Input:
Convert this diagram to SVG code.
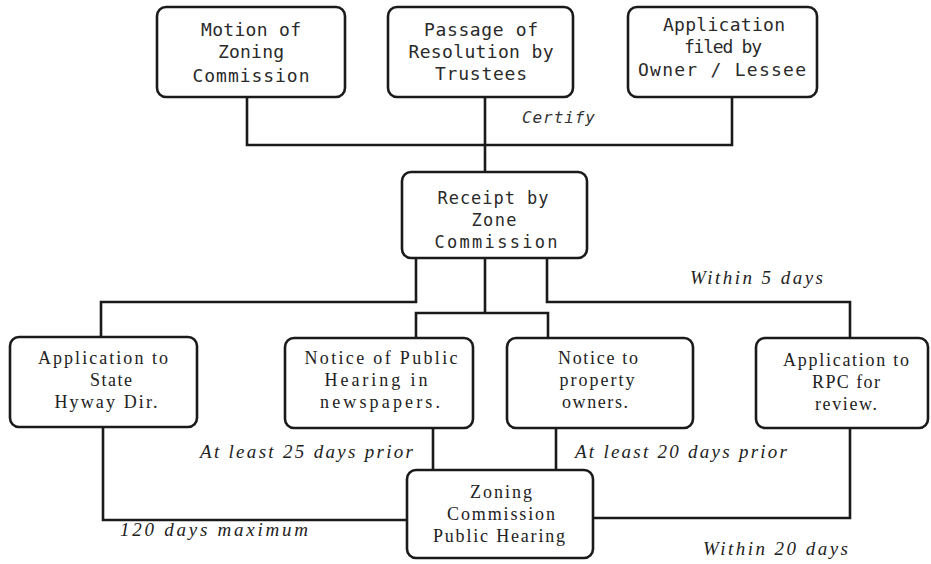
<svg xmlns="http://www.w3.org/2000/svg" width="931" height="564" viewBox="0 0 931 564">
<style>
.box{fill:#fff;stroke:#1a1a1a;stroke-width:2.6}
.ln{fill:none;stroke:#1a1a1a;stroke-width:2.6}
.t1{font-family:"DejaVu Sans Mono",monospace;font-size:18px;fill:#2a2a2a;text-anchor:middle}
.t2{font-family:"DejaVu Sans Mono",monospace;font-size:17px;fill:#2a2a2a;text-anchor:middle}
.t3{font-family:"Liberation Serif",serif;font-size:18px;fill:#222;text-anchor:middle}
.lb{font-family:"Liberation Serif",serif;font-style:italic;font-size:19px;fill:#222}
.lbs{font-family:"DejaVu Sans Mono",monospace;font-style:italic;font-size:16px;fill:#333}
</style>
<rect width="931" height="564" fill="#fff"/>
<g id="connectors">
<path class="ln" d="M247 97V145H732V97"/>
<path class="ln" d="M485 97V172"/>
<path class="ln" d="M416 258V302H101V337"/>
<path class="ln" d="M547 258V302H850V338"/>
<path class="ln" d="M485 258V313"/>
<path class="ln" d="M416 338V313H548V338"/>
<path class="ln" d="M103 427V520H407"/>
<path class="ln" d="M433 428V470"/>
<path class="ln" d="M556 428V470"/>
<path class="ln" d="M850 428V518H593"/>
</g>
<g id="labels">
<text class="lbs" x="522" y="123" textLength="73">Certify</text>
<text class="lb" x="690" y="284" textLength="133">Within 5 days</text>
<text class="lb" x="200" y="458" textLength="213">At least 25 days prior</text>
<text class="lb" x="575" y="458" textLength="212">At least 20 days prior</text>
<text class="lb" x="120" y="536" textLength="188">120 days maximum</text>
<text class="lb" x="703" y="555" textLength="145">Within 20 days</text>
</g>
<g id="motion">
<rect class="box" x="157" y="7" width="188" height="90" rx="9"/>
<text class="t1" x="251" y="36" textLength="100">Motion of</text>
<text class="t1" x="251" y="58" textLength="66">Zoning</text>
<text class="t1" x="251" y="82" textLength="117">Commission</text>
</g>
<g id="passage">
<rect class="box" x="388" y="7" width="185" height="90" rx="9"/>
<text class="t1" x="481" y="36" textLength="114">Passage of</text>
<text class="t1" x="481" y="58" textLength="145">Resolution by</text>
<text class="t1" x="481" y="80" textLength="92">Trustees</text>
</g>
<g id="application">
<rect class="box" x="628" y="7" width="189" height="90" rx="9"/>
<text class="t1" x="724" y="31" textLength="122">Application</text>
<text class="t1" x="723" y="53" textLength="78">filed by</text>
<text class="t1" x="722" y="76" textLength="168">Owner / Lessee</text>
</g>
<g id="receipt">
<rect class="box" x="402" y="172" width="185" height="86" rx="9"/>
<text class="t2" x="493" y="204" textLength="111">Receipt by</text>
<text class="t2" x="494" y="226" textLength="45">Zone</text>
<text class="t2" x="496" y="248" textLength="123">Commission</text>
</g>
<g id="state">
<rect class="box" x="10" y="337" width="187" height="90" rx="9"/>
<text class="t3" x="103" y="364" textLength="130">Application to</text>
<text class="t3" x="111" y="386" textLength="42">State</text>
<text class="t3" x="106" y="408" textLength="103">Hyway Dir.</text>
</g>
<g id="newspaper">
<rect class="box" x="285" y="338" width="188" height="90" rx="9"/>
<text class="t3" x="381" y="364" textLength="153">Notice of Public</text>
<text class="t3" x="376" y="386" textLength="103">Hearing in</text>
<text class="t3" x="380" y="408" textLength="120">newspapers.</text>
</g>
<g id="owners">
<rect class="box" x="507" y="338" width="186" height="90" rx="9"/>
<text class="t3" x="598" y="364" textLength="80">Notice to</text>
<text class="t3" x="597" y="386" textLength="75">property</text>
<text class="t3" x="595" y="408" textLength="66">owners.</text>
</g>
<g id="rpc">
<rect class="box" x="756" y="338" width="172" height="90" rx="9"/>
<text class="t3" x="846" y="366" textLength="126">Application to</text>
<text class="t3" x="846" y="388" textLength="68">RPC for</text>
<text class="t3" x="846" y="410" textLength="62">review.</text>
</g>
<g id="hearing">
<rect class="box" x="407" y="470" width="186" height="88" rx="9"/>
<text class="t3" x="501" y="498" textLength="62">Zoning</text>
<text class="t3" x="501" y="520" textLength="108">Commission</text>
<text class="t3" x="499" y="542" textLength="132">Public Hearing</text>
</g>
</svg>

==

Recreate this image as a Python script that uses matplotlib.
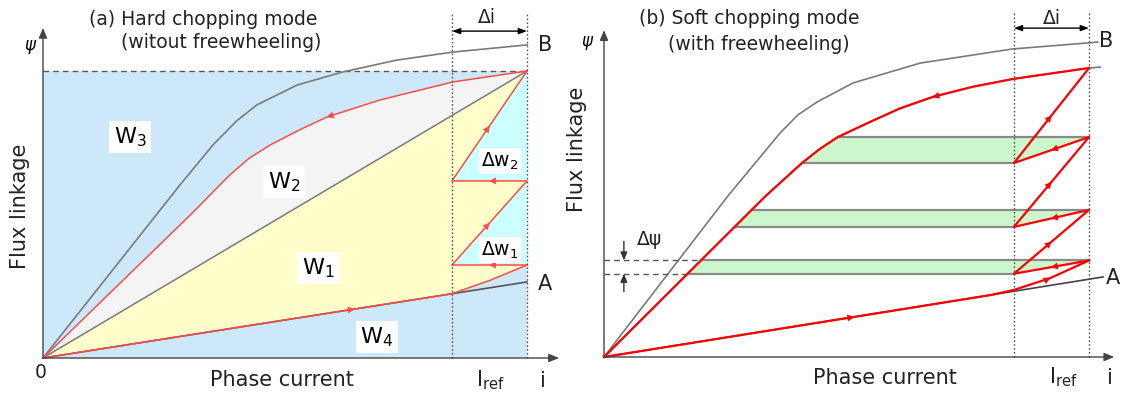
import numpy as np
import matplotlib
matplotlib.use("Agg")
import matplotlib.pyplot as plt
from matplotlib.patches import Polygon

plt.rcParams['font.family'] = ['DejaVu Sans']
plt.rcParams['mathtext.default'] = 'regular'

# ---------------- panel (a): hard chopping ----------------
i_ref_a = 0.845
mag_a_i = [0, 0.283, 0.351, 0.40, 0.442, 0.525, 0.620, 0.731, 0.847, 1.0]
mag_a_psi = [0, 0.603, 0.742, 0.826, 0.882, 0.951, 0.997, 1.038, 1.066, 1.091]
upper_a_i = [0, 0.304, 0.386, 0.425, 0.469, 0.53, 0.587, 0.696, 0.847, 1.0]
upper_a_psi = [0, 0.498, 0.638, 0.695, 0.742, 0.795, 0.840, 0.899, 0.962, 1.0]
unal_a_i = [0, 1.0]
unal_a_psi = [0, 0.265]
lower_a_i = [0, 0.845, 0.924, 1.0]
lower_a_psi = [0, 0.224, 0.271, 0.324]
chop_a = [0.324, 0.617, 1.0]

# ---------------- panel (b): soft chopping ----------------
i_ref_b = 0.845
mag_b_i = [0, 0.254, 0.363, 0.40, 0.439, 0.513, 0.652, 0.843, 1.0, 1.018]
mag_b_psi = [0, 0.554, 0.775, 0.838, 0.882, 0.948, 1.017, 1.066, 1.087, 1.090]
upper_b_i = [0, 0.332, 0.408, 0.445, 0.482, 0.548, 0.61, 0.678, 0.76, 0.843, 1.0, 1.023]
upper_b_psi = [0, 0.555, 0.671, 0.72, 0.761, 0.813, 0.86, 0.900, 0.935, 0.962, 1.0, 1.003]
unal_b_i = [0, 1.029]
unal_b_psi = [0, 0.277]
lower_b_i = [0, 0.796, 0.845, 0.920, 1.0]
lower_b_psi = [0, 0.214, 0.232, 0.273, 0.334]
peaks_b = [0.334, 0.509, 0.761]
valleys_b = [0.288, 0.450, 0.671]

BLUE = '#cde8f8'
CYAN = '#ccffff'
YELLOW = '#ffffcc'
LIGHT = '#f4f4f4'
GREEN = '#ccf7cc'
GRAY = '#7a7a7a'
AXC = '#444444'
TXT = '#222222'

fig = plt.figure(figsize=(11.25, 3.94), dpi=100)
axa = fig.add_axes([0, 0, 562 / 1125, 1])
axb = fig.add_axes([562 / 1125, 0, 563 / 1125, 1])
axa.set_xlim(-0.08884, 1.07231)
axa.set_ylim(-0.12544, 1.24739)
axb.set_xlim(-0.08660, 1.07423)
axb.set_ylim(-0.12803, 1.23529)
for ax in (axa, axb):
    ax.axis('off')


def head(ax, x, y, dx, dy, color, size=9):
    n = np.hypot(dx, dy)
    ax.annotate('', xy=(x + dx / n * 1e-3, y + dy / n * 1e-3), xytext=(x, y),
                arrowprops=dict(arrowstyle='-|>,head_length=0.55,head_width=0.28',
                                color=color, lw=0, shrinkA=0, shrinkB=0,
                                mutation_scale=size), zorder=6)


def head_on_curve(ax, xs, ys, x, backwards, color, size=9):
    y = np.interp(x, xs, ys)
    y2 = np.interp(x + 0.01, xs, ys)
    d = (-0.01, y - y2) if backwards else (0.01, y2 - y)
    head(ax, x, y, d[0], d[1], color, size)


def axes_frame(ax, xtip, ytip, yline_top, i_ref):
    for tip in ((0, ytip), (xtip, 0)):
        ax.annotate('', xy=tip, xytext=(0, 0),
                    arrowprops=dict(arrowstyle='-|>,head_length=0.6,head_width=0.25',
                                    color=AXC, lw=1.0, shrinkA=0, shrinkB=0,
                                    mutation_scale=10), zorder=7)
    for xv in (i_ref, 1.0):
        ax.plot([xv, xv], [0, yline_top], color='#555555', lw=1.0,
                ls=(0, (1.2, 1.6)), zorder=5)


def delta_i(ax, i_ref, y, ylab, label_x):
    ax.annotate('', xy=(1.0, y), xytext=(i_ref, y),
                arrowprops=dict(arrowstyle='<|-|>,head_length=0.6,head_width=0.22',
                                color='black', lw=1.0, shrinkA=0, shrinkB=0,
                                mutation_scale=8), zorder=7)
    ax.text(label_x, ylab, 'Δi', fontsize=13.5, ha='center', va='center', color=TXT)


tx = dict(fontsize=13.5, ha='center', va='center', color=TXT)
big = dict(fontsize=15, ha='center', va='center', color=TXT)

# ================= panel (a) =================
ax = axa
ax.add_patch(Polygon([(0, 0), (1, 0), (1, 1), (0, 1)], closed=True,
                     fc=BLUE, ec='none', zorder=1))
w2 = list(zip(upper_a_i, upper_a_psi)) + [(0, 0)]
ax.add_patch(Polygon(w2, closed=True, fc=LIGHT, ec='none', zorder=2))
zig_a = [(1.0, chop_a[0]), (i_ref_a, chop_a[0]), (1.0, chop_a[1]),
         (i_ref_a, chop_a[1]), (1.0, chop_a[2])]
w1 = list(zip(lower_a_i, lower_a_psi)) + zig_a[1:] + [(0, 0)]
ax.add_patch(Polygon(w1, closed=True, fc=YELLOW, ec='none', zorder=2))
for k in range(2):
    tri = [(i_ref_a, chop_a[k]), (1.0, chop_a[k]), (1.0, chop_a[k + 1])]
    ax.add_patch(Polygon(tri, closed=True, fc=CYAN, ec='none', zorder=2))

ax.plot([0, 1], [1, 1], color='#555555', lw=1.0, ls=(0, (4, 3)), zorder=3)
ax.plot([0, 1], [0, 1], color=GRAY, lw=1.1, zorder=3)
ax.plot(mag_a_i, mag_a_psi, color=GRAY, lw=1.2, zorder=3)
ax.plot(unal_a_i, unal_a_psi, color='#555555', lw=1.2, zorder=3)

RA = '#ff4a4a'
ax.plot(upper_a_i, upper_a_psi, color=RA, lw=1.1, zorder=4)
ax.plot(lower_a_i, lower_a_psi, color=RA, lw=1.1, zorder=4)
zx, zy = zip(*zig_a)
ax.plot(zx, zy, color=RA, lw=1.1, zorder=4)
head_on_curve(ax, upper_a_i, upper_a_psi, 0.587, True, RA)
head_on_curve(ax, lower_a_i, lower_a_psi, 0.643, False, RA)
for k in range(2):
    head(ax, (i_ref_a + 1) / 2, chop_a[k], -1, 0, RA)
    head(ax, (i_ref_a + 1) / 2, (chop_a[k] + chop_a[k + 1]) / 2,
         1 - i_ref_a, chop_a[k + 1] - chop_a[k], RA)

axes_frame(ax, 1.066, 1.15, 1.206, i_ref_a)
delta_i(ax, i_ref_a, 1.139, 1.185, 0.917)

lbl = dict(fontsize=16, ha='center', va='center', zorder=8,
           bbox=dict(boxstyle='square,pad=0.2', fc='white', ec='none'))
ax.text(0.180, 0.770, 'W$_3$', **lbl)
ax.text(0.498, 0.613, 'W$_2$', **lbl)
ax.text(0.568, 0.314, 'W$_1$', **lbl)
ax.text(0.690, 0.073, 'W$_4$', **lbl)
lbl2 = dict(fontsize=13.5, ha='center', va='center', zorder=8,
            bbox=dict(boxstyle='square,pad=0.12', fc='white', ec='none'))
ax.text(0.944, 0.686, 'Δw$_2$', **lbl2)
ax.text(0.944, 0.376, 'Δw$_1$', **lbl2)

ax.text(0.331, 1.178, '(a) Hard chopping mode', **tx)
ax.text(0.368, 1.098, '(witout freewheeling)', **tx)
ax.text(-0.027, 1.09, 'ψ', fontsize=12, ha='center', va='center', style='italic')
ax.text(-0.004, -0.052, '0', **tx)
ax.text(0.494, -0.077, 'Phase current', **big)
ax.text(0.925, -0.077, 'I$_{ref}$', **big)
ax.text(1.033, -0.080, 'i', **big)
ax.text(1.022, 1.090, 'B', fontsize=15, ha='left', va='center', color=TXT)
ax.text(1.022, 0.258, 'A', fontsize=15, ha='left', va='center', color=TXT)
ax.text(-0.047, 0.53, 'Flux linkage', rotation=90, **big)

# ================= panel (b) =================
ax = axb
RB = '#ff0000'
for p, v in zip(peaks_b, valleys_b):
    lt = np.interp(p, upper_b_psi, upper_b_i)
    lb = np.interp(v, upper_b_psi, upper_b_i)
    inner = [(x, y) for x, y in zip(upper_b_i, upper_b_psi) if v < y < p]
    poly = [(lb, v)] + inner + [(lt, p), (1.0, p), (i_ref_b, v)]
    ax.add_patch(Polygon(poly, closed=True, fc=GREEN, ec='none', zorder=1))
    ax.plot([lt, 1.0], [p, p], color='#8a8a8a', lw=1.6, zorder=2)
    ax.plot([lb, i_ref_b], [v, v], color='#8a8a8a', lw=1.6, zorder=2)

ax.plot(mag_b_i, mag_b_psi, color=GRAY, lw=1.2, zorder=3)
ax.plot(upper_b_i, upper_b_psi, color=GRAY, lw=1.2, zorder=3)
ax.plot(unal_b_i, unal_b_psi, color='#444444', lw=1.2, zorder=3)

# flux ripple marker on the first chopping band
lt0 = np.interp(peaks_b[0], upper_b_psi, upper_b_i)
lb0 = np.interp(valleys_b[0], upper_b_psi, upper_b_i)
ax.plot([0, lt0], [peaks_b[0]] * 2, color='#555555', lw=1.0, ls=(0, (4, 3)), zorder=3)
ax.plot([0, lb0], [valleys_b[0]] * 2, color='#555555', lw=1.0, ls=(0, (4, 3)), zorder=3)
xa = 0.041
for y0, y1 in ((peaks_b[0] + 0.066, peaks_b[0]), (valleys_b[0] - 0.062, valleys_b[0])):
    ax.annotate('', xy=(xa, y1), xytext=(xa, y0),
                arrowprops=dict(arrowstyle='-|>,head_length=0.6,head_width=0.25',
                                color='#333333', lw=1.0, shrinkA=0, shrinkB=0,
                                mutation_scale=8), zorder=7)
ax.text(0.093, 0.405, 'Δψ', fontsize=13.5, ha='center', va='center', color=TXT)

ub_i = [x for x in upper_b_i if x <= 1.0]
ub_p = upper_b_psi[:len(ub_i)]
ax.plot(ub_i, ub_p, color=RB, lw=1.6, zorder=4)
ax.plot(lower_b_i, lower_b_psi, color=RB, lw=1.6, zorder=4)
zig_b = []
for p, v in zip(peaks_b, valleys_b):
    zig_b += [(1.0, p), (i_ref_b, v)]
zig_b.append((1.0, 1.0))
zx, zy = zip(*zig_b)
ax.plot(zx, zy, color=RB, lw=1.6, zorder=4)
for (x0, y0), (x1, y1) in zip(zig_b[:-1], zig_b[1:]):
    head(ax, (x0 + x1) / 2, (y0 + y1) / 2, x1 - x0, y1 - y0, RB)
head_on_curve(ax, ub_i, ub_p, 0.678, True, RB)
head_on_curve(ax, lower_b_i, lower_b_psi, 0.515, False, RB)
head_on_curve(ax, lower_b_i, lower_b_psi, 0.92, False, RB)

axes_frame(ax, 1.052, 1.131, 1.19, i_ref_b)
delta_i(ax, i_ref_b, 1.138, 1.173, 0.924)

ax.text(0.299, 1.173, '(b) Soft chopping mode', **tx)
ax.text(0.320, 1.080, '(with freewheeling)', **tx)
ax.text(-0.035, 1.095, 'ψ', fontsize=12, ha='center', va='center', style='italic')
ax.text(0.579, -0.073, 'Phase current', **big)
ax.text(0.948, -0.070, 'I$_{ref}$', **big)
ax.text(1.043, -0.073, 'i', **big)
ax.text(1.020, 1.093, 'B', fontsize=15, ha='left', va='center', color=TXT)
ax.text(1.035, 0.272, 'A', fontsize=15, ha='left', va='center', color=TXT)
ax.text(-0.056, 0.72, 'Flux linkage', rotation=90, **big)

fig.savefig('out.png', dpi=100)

---

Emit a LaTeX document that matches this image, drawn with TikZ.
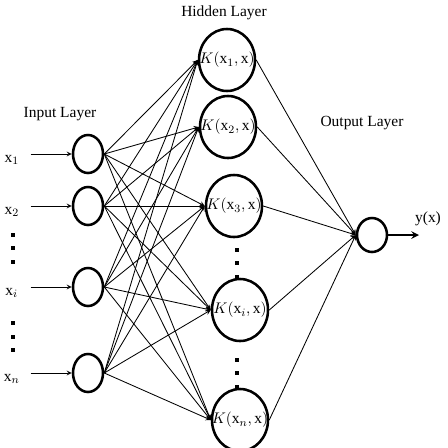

Set problem: Both the line containing "Recreate this image" and the line containing "plt.rcParams['mathtext.default'] = 'regular'" belong in the copy, along with every line between them. Reproduce that stretch exactly, without the pictures.

Exercise result:
Recreate this image as a Python script that uses matplotlib.
import numpy as np
import matplotlib
matplotlib.use("Agg")
import matplotlib.pyplot as plt
from matplotlib.patches import Polygon

plt.rcParams['font.family'] = ['DejaVu Sans']
plt.rcParams['mathtext.default'] = 'regular'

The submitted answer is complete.